TASK GOAL: Retype the data below without altering anything.

DATA EXCERPT:
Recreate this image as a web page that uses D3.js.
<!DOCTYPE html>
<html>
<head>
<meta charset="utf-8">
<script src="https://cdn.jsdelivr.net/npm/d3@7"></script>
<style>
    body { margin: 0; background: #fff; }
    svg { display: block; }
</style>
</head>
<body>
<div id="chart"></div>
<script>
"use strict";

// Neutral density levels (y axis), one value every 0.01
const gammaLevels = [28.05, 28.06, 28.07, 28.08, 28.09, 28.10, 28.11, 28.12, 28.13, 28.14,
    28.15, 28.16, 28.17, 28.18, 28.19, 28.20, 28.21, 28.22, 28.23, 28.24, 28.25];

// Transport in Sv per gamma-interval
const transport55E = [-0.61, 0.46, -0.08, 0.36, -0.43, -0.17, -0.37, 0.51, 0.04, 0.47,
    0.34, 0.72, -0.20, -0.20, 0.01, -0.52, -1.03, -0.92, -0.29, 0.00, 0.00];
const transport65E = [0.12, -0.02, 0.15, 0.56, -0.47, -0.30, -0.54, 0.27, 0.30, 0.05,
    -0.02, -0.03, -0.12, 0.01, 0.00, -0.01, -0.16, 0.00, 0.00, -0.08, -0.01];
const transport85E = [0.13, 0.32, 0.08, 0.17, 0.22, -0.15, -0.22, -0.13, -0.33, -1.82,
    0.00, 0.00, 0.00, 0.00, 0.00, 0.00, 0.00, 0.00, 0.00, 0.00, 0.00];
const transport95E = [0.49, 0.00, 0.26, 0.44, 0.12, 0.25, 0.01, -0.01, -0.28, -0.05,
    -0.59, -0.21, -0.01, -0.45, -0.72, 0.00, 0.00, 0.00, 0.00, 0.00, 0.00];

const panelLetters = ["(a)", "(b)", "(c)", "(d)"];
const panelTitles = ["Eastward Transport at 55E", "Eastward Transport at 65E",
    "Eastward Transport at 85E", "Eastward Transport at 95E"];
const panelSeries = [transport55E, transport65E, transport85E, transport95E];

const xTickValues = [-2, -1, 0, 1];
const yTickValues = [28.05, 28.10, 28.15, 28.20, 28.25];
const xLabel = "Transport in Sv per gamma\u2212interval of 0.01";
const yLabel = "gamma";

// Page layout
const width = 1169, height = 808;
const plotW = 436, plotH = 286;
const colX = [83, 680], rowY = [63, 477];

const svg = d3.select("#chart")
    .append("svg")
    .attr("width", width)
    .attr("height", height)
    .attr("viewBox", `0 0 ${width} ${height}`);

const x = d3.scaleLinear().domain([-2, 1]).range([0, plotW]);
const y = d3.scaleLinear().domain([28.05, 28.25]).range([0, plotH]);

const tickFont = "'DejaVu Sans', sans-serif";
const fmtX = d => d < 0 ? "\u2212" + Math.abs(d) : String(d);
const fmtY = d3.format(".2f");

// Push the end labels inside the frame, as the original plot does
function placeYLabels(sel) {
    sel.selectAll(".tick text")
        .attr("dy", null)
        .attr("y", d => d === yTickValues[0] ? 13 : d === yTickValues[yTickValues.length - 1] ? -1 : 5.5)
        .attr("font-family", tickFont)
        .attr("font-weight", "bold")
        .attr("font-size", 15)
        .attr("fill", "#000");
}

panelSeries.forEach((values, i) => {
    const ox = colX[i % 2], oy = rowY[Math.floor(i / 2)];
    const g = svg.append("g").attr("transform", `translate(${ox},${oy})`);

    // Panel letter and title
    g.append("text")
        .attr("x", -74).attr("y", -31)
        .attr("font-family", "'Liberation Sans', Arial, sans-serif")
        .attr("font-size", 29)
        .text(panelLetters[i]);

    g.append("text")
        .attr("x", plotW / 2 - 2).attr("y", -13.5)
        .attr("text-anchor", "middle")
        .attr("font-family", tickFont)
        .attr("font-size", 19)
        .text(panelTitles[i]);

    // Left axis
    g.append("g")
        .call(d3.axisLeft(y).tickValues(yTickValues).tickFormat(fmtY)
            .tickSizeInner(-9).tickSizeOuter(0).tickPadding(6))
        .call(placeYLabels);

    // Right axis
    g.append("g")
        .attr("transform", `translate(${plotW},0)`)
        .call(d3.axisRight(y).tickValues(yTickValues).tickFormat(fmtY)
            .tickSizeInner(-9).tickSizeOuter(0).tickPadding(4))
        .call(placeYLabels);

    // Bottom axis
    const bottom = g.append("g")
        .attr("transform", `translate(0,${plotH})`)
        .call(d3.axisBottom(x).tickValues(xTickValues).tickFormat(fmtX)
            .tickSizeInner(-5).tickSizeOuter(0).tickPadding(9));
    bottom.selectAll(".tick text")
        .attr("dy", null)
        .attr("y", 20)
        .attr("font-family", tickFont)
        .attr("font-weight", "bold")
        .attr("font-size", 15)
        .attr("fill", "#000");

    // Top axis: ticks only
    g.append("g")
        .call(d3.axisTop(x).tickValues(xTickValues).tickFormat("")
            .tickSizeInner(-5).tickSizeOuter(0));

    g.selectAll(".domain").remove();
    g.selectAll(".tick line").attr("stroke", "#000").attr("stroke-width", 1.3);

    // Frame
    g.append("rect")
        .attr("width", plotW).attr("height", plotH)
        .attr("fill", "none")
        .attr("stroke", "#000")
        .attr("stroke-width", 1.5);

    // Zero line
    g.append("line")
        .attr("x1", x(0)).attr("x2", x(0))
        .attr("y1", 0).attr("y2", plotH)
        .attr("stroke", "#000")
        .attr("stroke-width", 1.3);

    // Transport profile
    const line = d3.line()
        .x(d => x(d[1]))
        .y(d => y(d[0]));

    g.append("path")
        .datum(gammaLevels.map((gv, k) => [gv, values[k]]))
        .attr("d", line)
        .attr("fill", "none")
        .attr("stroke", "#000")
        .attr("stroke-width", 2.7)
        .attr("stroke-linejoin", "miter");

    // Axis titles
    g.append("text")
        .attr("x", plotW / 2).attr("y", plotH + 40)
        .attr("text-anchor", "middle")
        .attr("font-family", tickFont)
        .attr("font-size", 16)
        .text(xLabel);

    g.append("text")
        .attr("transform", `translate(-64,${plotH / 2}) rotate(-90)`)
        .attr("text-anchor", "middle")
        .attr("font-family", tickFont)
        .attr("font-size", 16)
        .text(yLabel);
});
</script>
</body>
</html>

ANSWER FOR THIS EXERCISE:
Recreate this image as a web page that uses D3.js.
<!DOCTYPE html>
<html>
<head>
<meta charset="utf-8">
<script src="https://cdn.jsdelivr.net/npm/d3@7"></script>
<style>
    body { margin: 0; background: #fff; }
    svg { display: block; }
</style>
</head>
<body>
<div id="chart"></div>
<script>
"use strict";

// Neutral density levels (y axis), one value every 0.01
const gammaLevels = [28.05, 28.06, 28.07, 28.08, 28.09, 28.10, 28.11, 28.12, 28.13, 28.14,
    28.15, 28.16, 28.17, 28.18, 28.19, 28.20, 28.21, 28.22, 28.23, 28.24, 28.25];

// Transport in Sv per gamma-interval
const transport55E = [-0.61, 0.46, -0.08, 0.36, -0.43, -0.17, -0.37, 0.51, 0.04, 0.47,
    0.34, 0.72, -0.20, -0.20, 0.01, -0.52, -1.03, -0.92, -0.29, 0.00, 0.00];
const transport65E = [0.12, -0.02, 0.15, 0.56, -0.47, -0.30, -0.54, 0.27, 0.30, 0.05,
    -0.02, -0.03, -0.12, 0.01, 0.00, -0.01, -0.16, 0.00, 0.00, -0.08, -0.01];
const transport85E = [0.13, 0.32, 0.08, 0.17, 0.22, -0.15, -0.22, -0.13, -0.33, -1.82,
    0.00, 0.00, 0.00, 0.00, 0.00, 0.00, 0.00, 0.00, 0.00, 0.00, 0.00];
const transport95E = [0.49, 0.00, 0.26, 0.44, 0.12, 0.25, 0.01, -0.01, -0.28, -0.05,
    -0.59, -0.21, -0.01, -0.45, -0.72, 0.00, 0.00, 0.00, 0.00, 0.00, 0.00];

const panelLetters = ["(a)", "(b)", "(c)", "(d)"];
const panelTitles = ["Eastward Transport at 55E", "Eastward Transport at 65E",
    "Eastward Transport at 85E", "Eastward Transport at 95E"];
const panelSeries = [transport55E, transport65E, transport85E, transport95E];

const xTickValues = [-2, -1, 0, 1];
const yTickValues = [28.05, 28.10, 28.15, 28.20, 28.25];
const xLabel = "Transport in Sv per gamma\u2212interval of 0.01";
const yLabel = "gamma";

// Page layout
const width = 1169, height = 808;
const plotW = 436, plotH = 286;
const colX = [83, 680], rowY = [63, 477];

const svg = d3.select("#chart")
    .append("svg")
    .attr("width", width)
    .attr("height", height)
    .attr("viewBox", `0 0 ${width} ${height}`);

const x = d3.scaleLinear().domain([-2, 1]).range([0, plotW]);
const y = d3.scaleLinear().domain([28.05, 28.25]).range([0, plotH]);

const tickFont = "'DejaVu Sans', sans-serif";
const fmtX = d => d < 0 ? "\u2212" + Math.abs(d) : String(d);
const fmtY = d3.format(".2f");

// Push the end labels inside the frame, as the original plot does
function placeYLabels(sel) {
    sel.selectAll(".tick text")
        .attr("dy", null)
        .attr("y", d => d === yTickValues[0] ? 13 : d === yTickValues[yTickValues.length - 1] ? -1 : 5.5)
        .attr("font-family", tickFont)
        .attr("font-weight", "bold")
        .attr("font-size", 15)
        .attr("fill", "#000");
}

panelSeries.forEach((values, i) => {
    const ox = colX[i % 2], oy = rowY[Math.floor(i / 2)];
    const g = svg.append("g").attr("transform", `translate(${ox},${oy})`);

    // Panel letter and title
    g.append("text")
        .attr("x", -74).attr("y", -31)
        .attr("font-family", "'Liberation Sans', Arial, sans-serif")
        .attr("font-size", 29)
        .text(panelLetters[i]);

    g.append("text")
        .attr("x", plotW / 2 - 2).attr("y", -13.5)
        .attr("text-anchor", "middle")
        .attr("font-family", tickFont)
        .attr("font-size", 19)
        .text(panelTitles[i]);

    // Left axis
    g.append("g")
        .call(d3.axisLeft(y).tickValues(yTickValues).tickFormat(fmtY)
            .tickSizeInner(-9).tickSizeOuter(0).tickPadding(6))
        .call(placeYLabels);

    // Right axis
    g.append("g")
        .attr("transform", `translate(${plotW},0)`)
        .call(d3.axisRight(y).tickValues(yTickValues).tickFormat(fmtY)
            .tickSizeInner(-9).tickSizeOuter(0).tickPadding(4))
        .call(placeYLabels);

    // Bottom axis
    const bottom = g.append("g")
        .attr("transform", `translate(0,${plotH})`)
        .call(d3.axisBottom(x).tickValues(xTickValues).tickFormat(fmtX)
            .tickSizeInner(-5).tickSizeOuter(0).tickPadding(9));
    bottom.selectAll(".tick text")
        .attr("dy", null)
        .attr("y", 20)
        .attr("font-family", tickFont)
        .attr("font-weight", "bold")
        .attr("font-size", 15)
        .attr("fill", "#000");

    // Top axis: ticks only
    g.append("g")
        .call(d3.axisTop(x).tickValues(xTickValues).tickFormat("")
            .tickSizeInner(-5).tickSizeOuter(0));

    g.selectAll(".domain").remove();
    g.selectAll(".tick line").attr("stroke", "#000").attr("stroke-width", 1.3);

    // Frame
    g.append("rect")
        .attr("width", plotW).attr("height", plotH)
        .attr("fill", "none")
        .attr("stroke", "#000")
        .attr("stroke-width", 1.5);

    // Zero line
    g.append("line")
        .attr("x1", x(0)).attr("x2", x(0))
        .attr("y1", 0).attr("y2", plotH)
        .attr("stroke", "#000")
        .attr("stroke-width", 1.3);

    // Transport profile
    const line = d3.line()
        .x(d => x(d[1]))
        .y(d => y(d[0]));

    g.append("path")
        .datum(gammaLevels.map((gv, k) => [gv, values[k]]))
        .attr("d", line)
        .attr("fill", "none")
        .attr("stroke", "#000")
        .attr("stroke-width", 2.7)
        .attr("stroke-linejoin", "miter");

    // Axis titles
    g.append("text")
        .attr("x", plotW / 2).attr("y", plotH + 40)
        .attr("text-anchor", "middle")
        .attr("font-family", tickFont)
        .attr("font-size", 16)
        .text(xLabel);

    g.append("text")
        .attr("transform", `translate(-64,${plotH / 2}) rotate(-90)`)
        .attr("text-anchor", "middle")
        .attr("font-family", tickFont)
        .attr("font-size", 16)
        .text(yLabel);
});
</script>
</body>
</html>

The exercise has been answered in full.